You first enter the wall of knowledge. It’s set up like a massive bookcase and works as a metaphor for entering the metaphorical forest of knowledge. It’s a bit conceptual, but this is where they housed the architecture books. The bookshelves themselves looked beautiful, but the lighting was less than optimal, making photography difficult (getting the right exposure proved too much for my poor phone). Which reminds me: Photography is OK an encouraged by the museum for this exhibit!

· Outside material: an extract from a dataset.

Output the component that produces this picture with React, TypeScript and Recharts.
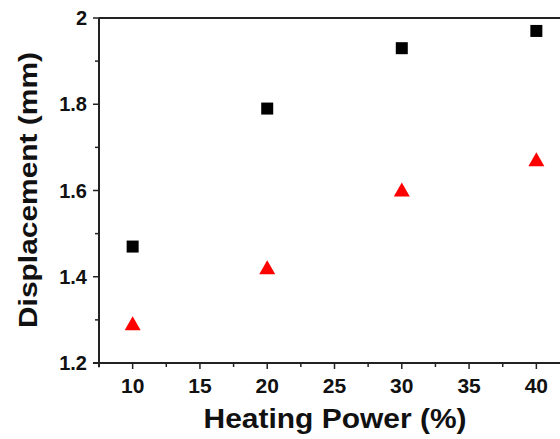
import React from 'react';
import { ScatterChart, Scatter, XAxis, YAxis, ReferenceLine, Label } from 'recharts';

const POWER = [10, 20, 30, 40];
const SERIES_A = [1.47, 1.79, 1.93, 1.97];
const SERIES_B = [1.29, 1.42, 1.6, 1.67];
const X_TICKS = [10, 12.5, 15, 17.5, 20, 22.5, 25, 27.5, 30, 32.5, 35, 37.5, 40];
const Y_TICKS = [1.2, 1.3, 1.4, 1.5, 1.6, 1.7, 1.8, 1.9, 2];

const dataA = POWER.map((x, i) => ({ x, y: SERIES_A[i] }));
const dataB = POWER.map((x, i) => ({ x, y: SERIES_B[i] }));

const FONT = '"Liberation Sans", Arial, sans-serif';
const AXIS = '#222';

const XTick = (props: any) => {
  const { x, y, payload } = props;
  const major = payload.value % 5 === 0;
  return (
    <g>
      <line x1={x} x2={x} y1={y} y2={y + (major ? 6 : 4)} stroke={AXIS} strokeWidth={1.5} />
      {major && (
        <text x={x} y={y + 30} textAnchor="middle" fontFamily={FONT} fontWeight="bold" fontSize={21} fill="#111">
          {payload.value}
        </text>
      )}
    </g>
  );
};

const YTick = (props: any) => {
  const { x, y, payload } = props;
  const major = Math.round(payload.value * 10) % 2 === 0;
  return (
    <g>
      <line x1={x} x2={x - (major ? 6 : 4)} y1={y} y2={y} stroke={AXIS} strokeWidth={1.5} />
      {major && (
        <text x={x - 12} y={y + 7} textAnchor="end" fontFamily={FONT} fontWeight="bold" fontSize={20} fill="#111">
          {String(payload.value)}
        </text>
      )}
    </g>
  );
};

const Square = (props: any) => {
  const { cx, cy } = props;
  return <rect x={cx - 6} y={cy - 6} width={12} height={12} fill="#000" />;
};

const Triangle = (props: any) => {
  const { cx, cy } = props;
  return <polygon points={`${cx},${cy - 8} ${cx + 8},${cy + 6} ${cx - 8},${cy + 6}`} fill="#ff0000" />;
};

export default function App() {
  return (
    <div style={{ position: 'absolute', left: 0, top: 0, width: 560, height: 439, overflow: 'hidden', background: '#fff' }}>
      <ScatterChart width={580} height={439} margin={{ top: 18, right: 10, bottom: 0, left: 0 }}>
        <XAxis
          type="number"
          dataKey="x"
          domain={[7.5, 42.5]}
          ticks={X_TICKS}
          interval={0}
          tickSize={0}
          tickMargin={0}
          tickLine={false}
          tick={<XTick />}
          axisLine={{ stroke: AXIS, strokeWidth: 2 }}
          height={76}
        >
          <Label
            content={() => (
              <text x={335} y={428} textAnchor="middle" fontFamily={FONT} fontWeight="bold" fontSize={27} fill="#111"
                textLength={263} lengthAdjust="spacingAndGlyphs">
                Heating Power (%)
              </text>
            )}
          />
        </XAxis>
        <YAxis
          type="number"
          dataKey="y"
          domain={[1.2, 2]}
          ticks={Y_TICKS}
          interval={0}
          tickSize={0}
          tickMargin={0}
          tickLine={false}
          tick={<YTick />}
          axisLine={{ stroke: AXIS, strokeWidth: 2 }}
          width={99}
        >
          <Label
            content={() => (
              <text x={0} y={0} transform="translate(37,190) rotate(-90)" textAnchor="middle" fontFamily={FONT}
                fontWeight="bold" fontSize={26} fill="#111" textLength={276} lengthAdjust="spacingAndGlyphs">
                Displacement (mm)
              </text>
            )}
          />
        </YAxis>
        <ReferenceLine y={2} stroke={AXIS} strokeWidth={2} />
        <ReferenceLine segment={[{ x: 7.05, y: 1.2 }, { x: 7.5, y: 1.2 }]} stroke={AXIS} strokeWidth={2} ifOverflow="visible" />
        <ReferenceLine segment={[{ x: 7.5, y: 1.2 }, { x: 7.5, y: 1.19 }]} stroke={AXIS} strokeWidth={2} ifOverflow="visible" />
        <Scatter data={dataA} shape={<Square />} isAnimationActive={false} />
        <Scatter data={dataB} shape={<Triangle />} isAnimationActive={false} />
      </ScatterChart>
    </div>
  );
}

The forest of knowledge had more subjects divided into small paths you could follow along to see a piece of their evolution. I saw a few names I knew: translations of ancient Greeks, Descartes, Pythagoras, and Darwin. One I got pretty excited about was a book written by Bernoulli, the man behind Bernoulli’s Principle in fluid motion. It was one of the few things I remembered from AP Physics in high school, so I was pretty excited to see a more obscure name I recognized.
The Web of Knowledge
After the books, they had an area where you could interact with faithful replications of classic works, such as the Sceptical Chymist and The Origin of Species. Once you thumb through those, you see what the museum was building towards: An art installation the visually represents the knowledge in all the books in the collection and how they all relate and inform one another. It was dizzying to think about how they began that process of connecting all the information. The result is nice to look at but everything is in Japanese. I tried my best to power through the katakana, but in the end, I decided to just stand back and admire the whole instead of the individual pieces. It was one of the coolest examples of data visualization I’ve ever seen!
If you’re around Ueno or plan on being in the area, this exhibit would be great to stop by, even if just for 15 minutes. There are plenty of old books with nifty illustrations open you can glance at and tons more history to soak up.